Todo el terreno conocido con el nombre de El Plan, lo que dio vida a buena parte de la hacienda de Jerusalén –tanto el casco como la casa del último dueño fueron rematadas por sus herederos--, cambió de rostro: de unos meses a la fecha, los tonos oro viejo –propios de los maizales y de las cañas del sorgo--  han dado paso a los plomizos de los túneles formados por el fierro y el plástico que han de cubrir los plantíos de fresas, probablemente arándanos, frambuesas y zarzamoras, próximos a ser plantados. Cultivos que alcanzan mejores precios en los mercados, pero que también exigen y requieren de elevados presupuestos y especiales atenciones.

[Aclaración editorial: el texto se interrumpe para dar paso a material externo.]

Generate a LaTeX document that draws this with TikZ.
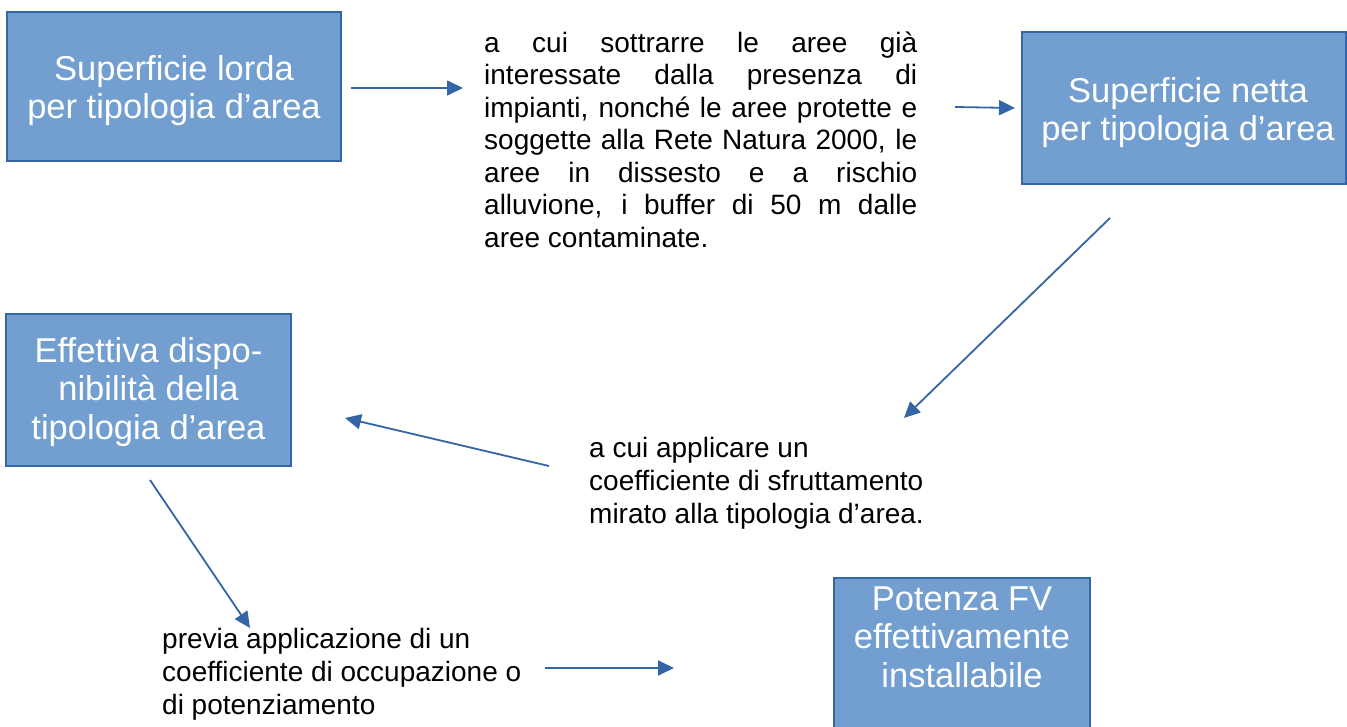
\documentclass[tikz,border=0pt]{standalone}
\usepackage{fontspec}
\setmainfont{Liberation Sans}
\usetikzlibrary{arrows.meta}
\definecolor{boxfill}{HTML}{729FCF}
\definecolor{boxline}{HTML}{3465A4}
\begin{document}
\begin{tikzpicture}[x=1pt,y=-1pt,
  box/.style={draw=boxline, line width=1.5pt, fill=boxfill, text=white, inner sep=0pt,
    font=\fontsize{34.5}{38.5}\selectfont},
  note/.style={inner sep=0pt, anchor=base west, text=black,
    font=\fontsize{28}{32.5}\selectfont},
  arr/.style={draw=boxline, line width=1.8pt, -{Triangle[length=16pt,width=15pt]}}]
\useasboundingbox (0,0) rectangle (1347,726);
\begin{scope}
\clip (0,0) rectangle (1347,726);
% boxes
\node[box] (b1) at (174,86.5) {\parbox[t][149pt][t]{334pt}{\centering\rule{0pt}{68pt}Superficie lorda\\per tipologia d’area}};
\node[box] (b2) at (1184,108) {\hspace*{8pt}\parbox[t][152pt][t]{316pt}{\centering\rule{0pt}{70pt}Superficie netta\\per tipologia d’area}};
\node[box] (b3) at (148.5,390) {\parbox[t][152pt][t]{285pt}{\centering\rule{0pt}{48pt}Effettiva dispo-\\nibilità della\\tipologia d’area}};
\node[box] (b4) at (962,669) {\parbox[t][182pt][t]{256pt}{\centering\rule{0pt}{32pt}Potenza FV\\effettivamente\\installabile}};
\end{scope}
% notes
\node[note] (t1) at (484,52) {\parbox[t]{433pt}{%
\makebox[433pt][s]{a cui sottrarre le aree già}\\
\makebox[433pt][s]{interessate dalla presenza di}\\
\makebox[433pt][s]{impianti, nonché le aree protette e}\\
\makebox[433pt][s]{soggette alla Rete Natura 2000, le}\\
\makebox[433pt][s]{aree in dissesto e a rischio}\\
\makebox[433pt][s]{alluvione, i buffer di 50 m dalle}\\
aree contaminate.}};
\node[note, font=\fontsize{28}{33}\selectfont] (t2) at (589,457) {\parbox[t]{380pt}{\raggedright a cui applicare un\\coefficiente di sfruttamento\\mirato alla tipologia d’area.}};
\node[note, font=\fontsize{28}{33}\selectfont] (t3) at (162,648) {\parbox[t]{380pt}{\raggedright previa applicazione di un\\coefficiente di occupazione o\\di potenziamento}};
% connector end points
\coordinate (a1s) at (351,88);  \coordinate (a1e) at (463,88);
\coordinate (a2s) at (955,107); \coordinate (a2e) at (1015,108);
\coordinate (a3s) at (1110,218); \coordinate (a3e) at (904,418);
\coordinate (a4s) at (549,466); \coordinate (a4e) at (345,418);
\coordinate (a5s) at (150,480); \coordinate (a5e) at (250,628);
\coordinate (a6s) at (545,668); \coordinate (a6e) at (674,668);
\draw[arr] (a1s) -- (a1e);
\draw[arr] (a2s) -- (a2e);
\draw[arr] (a3s) -- (a3e);
\draw[arr] (a4s) -- (a4e);
\draw[arr] (a5s) -- (a5e);
\draw[arr] (a6s) -- (a6e);
\end{tikzpicture}
\end{document}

Se advierte que los renteros de parcelas y pequeñas propiedades –que también las hay, y en cantidades mayores a las ejidales, en manos de los inversionistas--,  no son improvisados ni piensan, ni han pensado en jugársela. Los sistemas de riego son por goteo. La cantidad de pozos profundos en los que han invertido una millonada –se habla de varias perforaciones--, habla de las grandes cantidades de agua que han de utilizar y no deben desperdiciar el preciado líquido. “Con 2 horas de trabajo, diariamente, esos equipos de bombeo regarán unas 20 hectáreas, porque el sistema de riego es por goteo”, asegura un empresario nivelador de terrenos, que conoce a fondo lo que se realiza en El Plan.

Con estas inversiones, es claro que sólo quien no quiera trabajar, no lo hace, o lo hará. El problema estriba en que la gran mayoría de los habitantes del lugar sabe o ha cobrado en los campos estadounidenses. Y lo primero que hace cualquier aspirante a trabajador –en ésta y otras poblaciones--, es que compara el poder adquisitivo de uno y otro salarios: el de aquí –unos 130 pesos--, con el de allá: 8 dólares por hora. Y allí es donde “la puerca tuerce el rabo”, según relataba el maestro zamorano Luis Del Río, Rius, a través de sus sabrosísimas y queridísimas historietas.